Não é por acaso que algumas das proposições censuradas em Avignon são retiradas do Comentário ao Evangelho de João, como por exemplo que "tudo o que a Sagrada Escritura diz sobre Cristo é também totalmente verificado em todo homem bom e divino, pois o homem bom, o homem nobre, é o Filho unigênito de Deus, gerado pelo Pai desde a eternidade, e não tem nada menos do que o que o Pai deu ao seu Filho unigênito".
A natureza espiritual de Deus corresponde à natureza espiritual do homem, que é unus spiritus, um só espírito, com o de Deus, e tem a mesma natureza de Cristo. Não há dúvida de que essas afirmações podem soar escandalosas, principalmente porque estão relacionadas à ética do "homem nobre", isto é, do homem completamente desapegado, livre de todos os vínculos, mesmo os de natureza religiosa.

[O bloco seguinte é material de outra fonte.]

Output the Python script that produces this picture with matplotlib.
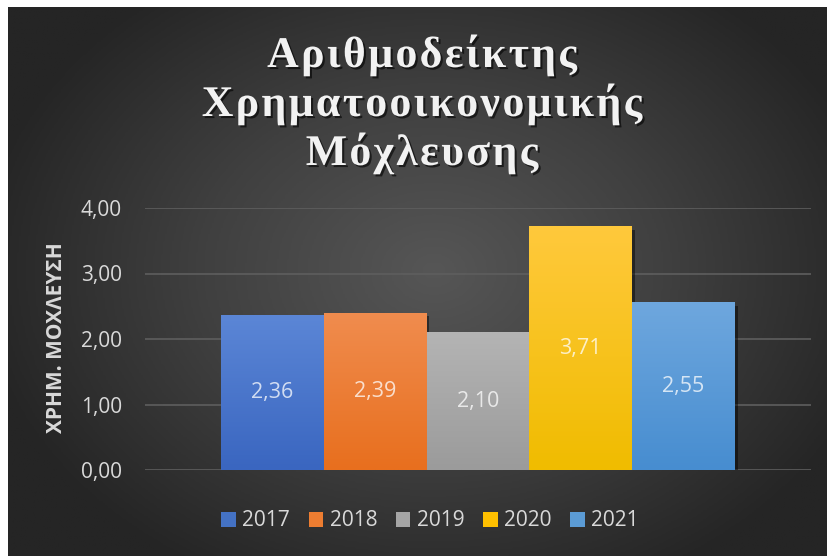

Bem conhecida é a oração de Eckhart: "Rezo a Deus para que me liberte de Deus" - verdadeiramente paradoxal, se não entendermos que ele está dizendo que, para encontrar o Deus verdadeiro, a alma deve ir além de toda imagem externa de Deus, sempre condicionada por lugares, tempos, circunstâncias que chamaríamos de histórico-sociais.
O convite verdadeiramente fundamental do Mestre é, de fato, encontrar, nas "profundezas da alma", nossa essência espiritual, que é bem distinta daquela psicológica, mutável e acidental.
Não é de se surpreender, portanto, que hoje, em um momento de grande e generalizado mal-estar existencial, que as mil "escolas" psicológicas não conseguem combater - na verdade, em certo sentido, elas mesmas contribuem para alimentar - estejamos redescobrindo em muitos setores o significado do ensinamento daquele que foi verdadeiramente, como diz Heidegger, não apenas Lese-meister, mas também e acima de tudo Lebe-meister, ou mestre da vida, muito mais do que apenas um professor.